2. Authority. People in positions of authority have a degree of influence. A boss can set expectations. A legislative leader can pass laws. An expert might be given our attention. However, even people in positions of authority rely on the ideas they propose and the outcomes they produce. Allowing them to influence us is voluntary, even when it doesn't feel that way.

3. Persuasion. Novelty can influence us to look, but only in that it attracts our interest. The fictional Old Spice man didn't influence anyone as much as he attracted attention. It was creative, clever, and funny. Did it compel, convincing men to start using specific scented body washes? Maybe. Persuasion is powerful, but it relies on ideas to remain sustainable. (The ads also had a reward mechanism. They made us laugh.)

4. Proximity. People who are closer to us — friends, neighbors, family — can be influential, even if that influence is unseen. Over time, people tend to adopt the behaviors and beliefs of those they associate with on a regular basis, even if that proximity is not geographical. And yet, individuals don't necessarily set the stage as much as the collective of a community.

5. Popularity. Most social media measures record popularity. And while it is true that popularity can propel a message forward, giving it the reach it needs to impact more people, popularity on its own doesn't hold much influence. Consumers snub reviewers all the time to make movies into blockbusters because the collective ideas of many consumers might outweigh their popularity or authority.

6. Reinforcement. There are positive and negative reinforcements that can influence behavior. I've seen it in labs. It is one of the few actions that can trump ideas, good or bad. In a social network setting, for example, a popular person or someone with authority might influence someone to do something for a reward, whether it be affirmation or a prize (reward). As a negative reinforcement, it might be banning them from a site or the threat of diatribe (fear).

But the question I keep asking is does this type of influence come from the individual or the action itself? When I was in college, teaching mice to press a bar for water, it wasn't difficult to figure out that I did not influence the mouse. The design of the experiment and reinforcement did. (Surely, you would laugh at me for presuming I had influence over the mouse.)

What About Reputation?

Reputation fits in rather nicely. Yesterday, I mentioned that people did not march to Washington D.C. for Martin Luther King, Jr. They marched for civil rights and social equality. However, I am sure there were a few in the crowd that would have marched specifically to see him, no matter what the reason.

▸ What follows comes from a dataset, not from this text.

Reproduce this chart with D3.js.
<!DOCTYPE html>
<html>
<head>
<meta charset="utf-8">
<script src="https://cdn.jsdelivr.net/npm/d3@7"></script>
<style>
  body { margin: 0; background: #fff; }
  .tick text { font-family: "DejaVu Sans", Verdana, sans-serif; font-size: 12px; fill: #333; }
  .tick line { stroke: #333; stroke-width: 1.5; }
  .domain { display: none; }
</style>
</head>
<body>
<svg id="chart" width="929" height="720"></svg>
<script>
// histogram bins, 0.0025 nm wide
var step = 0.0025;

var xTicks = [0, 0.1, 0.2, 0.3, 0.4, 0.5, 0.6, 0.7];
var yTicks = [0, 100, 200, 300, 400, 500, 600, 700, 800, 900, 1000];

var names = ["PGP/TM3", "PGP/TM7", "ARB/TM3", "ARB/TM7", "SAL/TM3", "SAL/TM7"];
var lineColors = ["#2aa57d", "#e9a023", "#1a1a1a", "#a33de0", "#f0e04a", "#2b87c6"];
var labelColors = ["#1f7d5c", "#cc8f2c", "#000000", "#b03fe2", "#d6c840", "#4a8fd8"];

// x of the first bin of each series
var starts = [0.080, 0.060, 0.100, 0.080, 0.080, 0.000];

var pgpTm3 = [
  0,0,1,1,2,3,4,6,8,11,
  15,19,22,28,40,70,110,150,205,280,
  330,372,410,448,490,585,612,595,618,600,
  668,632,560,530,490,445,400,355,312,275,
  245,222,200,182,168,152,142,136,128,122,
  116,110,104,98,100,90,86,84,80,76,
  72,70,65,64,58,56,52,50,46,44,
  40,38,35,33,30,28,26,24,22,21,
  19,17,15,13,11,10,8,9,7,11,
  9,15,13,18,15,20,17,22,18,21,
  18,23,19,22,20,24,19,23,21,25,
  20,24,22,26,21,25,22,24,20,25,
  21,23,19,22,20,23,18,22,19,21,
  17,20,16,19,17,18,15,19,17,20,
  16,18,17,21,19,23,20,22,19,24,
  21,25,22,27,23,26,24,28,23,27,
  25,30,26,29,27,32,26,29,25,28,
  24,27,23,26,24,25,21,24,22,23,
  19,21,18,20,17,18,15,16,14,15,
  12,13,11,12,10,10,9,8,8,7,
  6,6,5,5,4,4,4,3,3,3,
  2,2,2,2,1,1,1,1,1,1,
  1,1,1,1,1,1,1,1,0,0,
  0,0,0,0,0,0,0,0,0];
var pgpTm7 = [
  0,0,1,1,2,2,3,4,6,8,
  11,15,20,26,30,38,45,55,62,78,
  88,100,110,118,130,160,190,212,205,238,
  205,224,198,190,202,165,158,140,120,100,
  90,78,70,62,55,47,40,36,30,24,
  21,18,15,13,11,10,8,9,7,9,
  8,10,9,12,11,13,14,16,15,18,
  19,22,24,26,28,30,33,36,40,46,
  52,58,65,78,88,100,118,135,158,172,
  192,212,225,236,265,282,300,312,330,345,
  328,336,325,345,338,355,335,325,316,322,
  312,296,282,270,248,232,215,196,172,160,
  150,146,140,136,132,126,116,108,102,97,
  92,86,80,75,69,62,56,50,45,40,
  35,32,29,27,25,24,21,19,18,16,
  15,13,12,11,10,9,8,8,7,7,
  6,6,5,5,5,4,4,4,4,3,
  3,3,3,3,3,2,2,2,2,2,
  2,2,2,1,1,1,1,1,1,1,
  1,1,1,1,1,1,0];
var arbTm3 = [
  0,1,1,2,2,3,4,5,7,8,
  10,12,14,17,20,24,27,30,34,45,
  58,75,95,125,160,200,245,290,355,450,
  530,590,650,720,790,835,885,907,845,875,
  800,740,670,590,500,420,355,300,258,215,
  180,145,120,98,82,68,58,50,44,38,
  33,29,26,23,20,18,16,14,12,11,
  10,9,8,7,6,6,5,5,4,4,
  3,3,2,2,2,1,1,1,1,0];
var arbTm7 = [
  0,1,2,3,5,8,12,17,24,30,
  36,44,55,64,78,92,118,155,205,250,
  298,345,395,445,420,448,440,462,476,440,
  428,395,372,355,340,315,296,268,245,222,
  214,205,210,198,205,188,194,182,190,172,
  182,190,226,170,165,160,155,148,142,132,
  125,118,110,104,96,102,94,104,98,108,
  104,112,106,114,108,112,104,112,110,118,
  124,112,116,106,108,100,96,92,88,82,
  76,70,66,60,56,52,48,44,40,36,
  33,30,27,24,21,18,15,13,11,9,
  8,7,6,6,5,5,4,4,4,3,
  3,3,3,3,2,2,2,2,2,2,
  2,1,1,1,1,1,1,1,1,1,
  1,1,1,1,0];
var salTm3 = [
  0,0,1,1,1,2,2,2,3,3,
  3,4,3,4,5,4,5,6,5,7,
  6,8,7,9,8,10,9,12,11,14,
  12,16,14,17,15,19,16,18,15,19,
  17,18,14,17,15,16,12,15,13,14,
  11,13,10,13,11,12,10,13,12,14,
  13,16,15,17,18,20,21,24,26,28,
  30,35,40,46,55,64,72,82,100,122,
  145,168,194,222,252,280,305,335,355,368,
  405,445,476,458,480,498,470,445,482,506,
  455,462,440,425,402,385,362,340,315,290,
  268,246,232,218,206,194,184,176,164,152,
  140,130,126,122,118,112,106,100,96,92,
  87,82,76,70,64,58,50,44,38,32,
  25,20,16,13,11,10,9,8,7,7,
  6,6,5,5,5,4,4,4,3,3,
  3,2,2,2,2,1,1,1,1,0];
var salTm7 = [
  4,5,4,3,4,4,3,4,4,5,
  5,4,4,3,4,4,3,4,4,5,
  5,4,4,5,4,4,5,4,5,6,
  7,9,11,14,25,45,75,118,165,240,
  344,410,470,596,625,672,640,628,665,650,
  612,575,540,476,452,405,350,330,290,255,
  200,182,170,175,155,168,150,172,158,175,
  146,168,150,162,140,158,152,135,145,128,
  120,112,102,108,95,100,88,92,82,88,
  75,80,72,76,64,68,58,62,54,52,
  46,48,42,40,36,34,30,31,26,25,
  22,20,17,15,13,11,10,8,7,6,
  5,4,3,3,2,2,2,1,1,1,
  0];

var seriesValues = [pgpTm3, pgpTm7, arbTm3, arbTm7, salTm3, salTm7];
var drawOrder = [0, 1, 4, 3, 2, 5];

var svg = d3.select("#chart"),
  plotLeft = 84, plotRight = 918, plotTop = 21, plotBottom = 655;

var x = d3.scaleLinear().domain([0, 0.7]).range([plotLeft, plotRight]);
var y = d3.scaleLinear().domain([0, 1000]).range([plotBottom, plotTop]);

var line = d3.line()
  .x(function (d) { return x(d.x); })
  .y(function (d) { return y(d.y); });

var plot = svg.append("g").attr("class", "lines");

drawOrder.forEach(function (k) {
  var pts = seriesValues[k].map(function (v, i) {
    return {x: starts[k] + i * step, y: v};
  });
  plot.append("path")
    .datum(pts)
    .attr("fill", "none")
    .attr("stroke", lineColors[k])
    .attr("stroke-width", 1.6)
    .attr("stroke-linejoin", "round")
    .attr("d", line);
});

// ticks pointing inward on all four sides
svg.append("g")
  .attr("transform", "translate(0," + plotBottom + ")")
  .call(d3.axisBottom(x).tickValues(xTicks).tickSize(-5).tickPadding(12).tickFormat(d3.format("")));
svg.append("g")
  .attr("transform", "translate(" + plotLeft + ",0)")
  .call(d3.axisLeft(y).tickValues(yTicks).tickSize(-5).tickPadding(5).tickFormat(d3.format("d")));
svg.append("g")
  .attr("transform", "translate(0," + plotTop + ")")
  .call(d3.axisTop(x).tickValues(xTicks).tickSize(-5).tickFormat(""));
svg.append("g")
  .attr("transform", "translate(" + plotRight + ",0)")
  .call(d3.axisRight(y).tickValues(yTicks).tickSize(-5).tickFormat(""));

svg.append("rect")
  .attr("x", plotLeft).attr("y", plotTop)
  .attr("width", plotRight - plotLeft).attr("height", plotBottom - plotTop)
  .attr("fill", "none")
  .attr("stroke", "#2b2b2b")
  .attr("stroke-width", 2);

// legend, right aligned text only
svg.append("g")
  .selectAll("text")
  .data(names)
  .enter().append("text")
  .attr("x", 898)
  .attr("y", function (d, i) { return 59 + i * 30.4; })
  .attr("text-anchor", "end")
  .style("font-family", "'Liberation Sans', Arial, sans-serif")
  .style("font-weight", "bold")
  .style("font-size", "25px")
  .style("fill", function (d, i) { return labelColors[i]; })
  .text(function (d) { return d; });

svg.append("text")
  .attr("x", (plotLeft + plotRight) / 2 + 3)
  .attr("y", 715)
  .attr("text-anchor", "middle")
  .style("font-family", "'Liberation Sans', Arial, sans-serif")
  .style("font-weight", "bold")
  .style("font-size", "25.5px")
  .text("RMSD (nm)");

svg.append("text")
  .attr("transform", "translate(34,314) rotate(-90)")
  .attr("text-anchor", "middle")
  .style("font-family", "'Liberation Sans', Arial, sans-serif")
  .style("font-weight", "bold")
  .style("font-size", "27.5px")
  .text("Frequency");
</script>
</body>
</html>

It seems to me, for those few, his reputation was based on not much more than the collective ideas and actions he had taken prior to that point. But what made him a great leader, much like many great leaders, is that his greatest ideas didn't make him influential. His influence — the ability to refine and reflect what was already in the American psyche — made him great.

Others, unlike King, rise to greatness only to see their ideas do not produce stated outcomes. They quickly wither. And as they wither, some of them begin to rely on other mechanisms of influence, with fear being the most commonly employed.

What's The Point, Anyway?

I don't have to be right, but what I do hope some people get out of these two posts is that real influence doesn't come from the number of followers, retweets, or any other popular online measurement. Real influence comes from something that connects two people — a shared idea (even if one person has refined it).

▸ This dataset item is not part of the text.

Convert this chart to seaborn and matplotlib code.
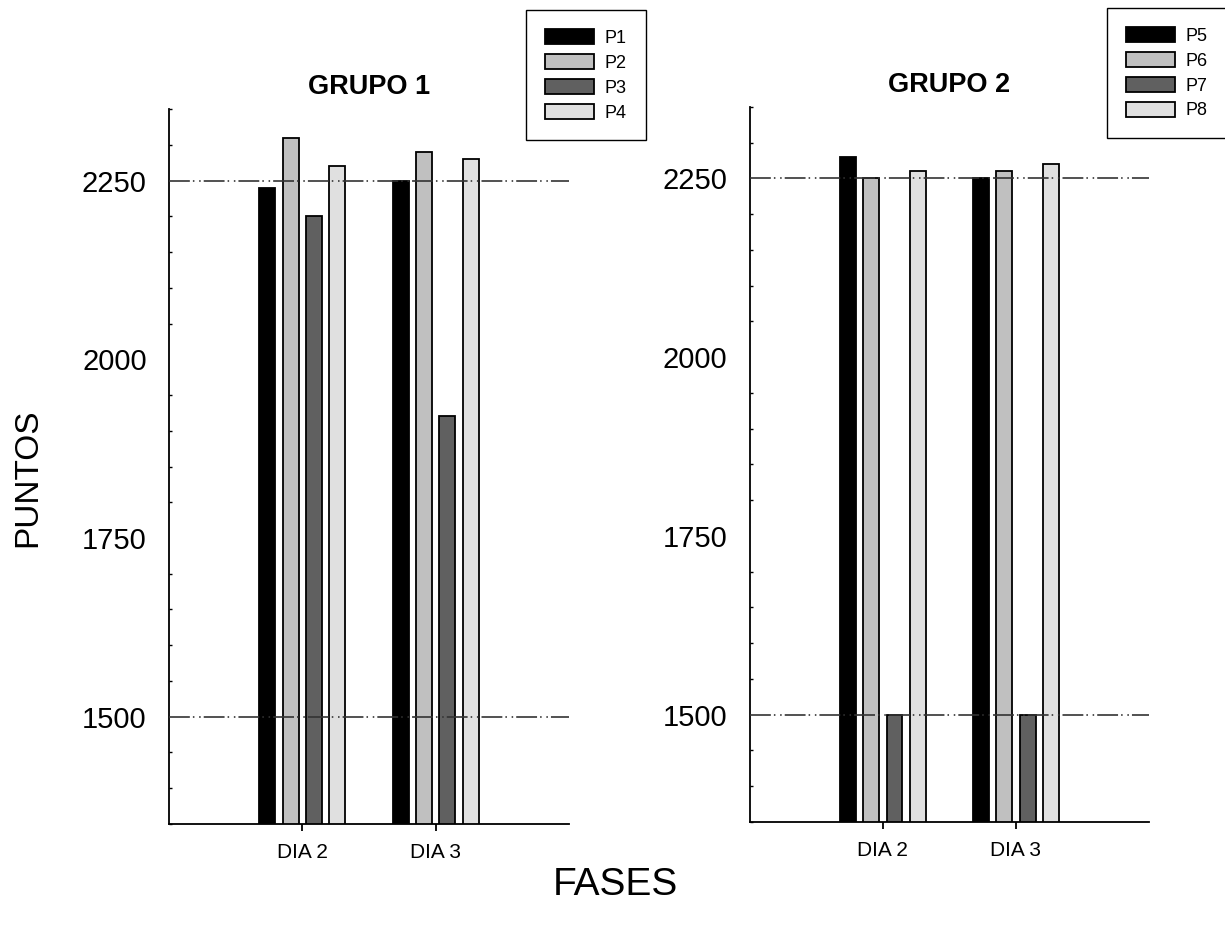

And while other factors, like those noted, can be influential or sometimes work in tandem, they also tend to be more fragile on their own. If you want to influence people with positive intent, the best course of action is to pay careful attention to what they already think and then refine and reflect their ideas back to them. Just don't make the mistake of believing that makes "you" an influencer. If you think that, there is a different word. It's called narcissism.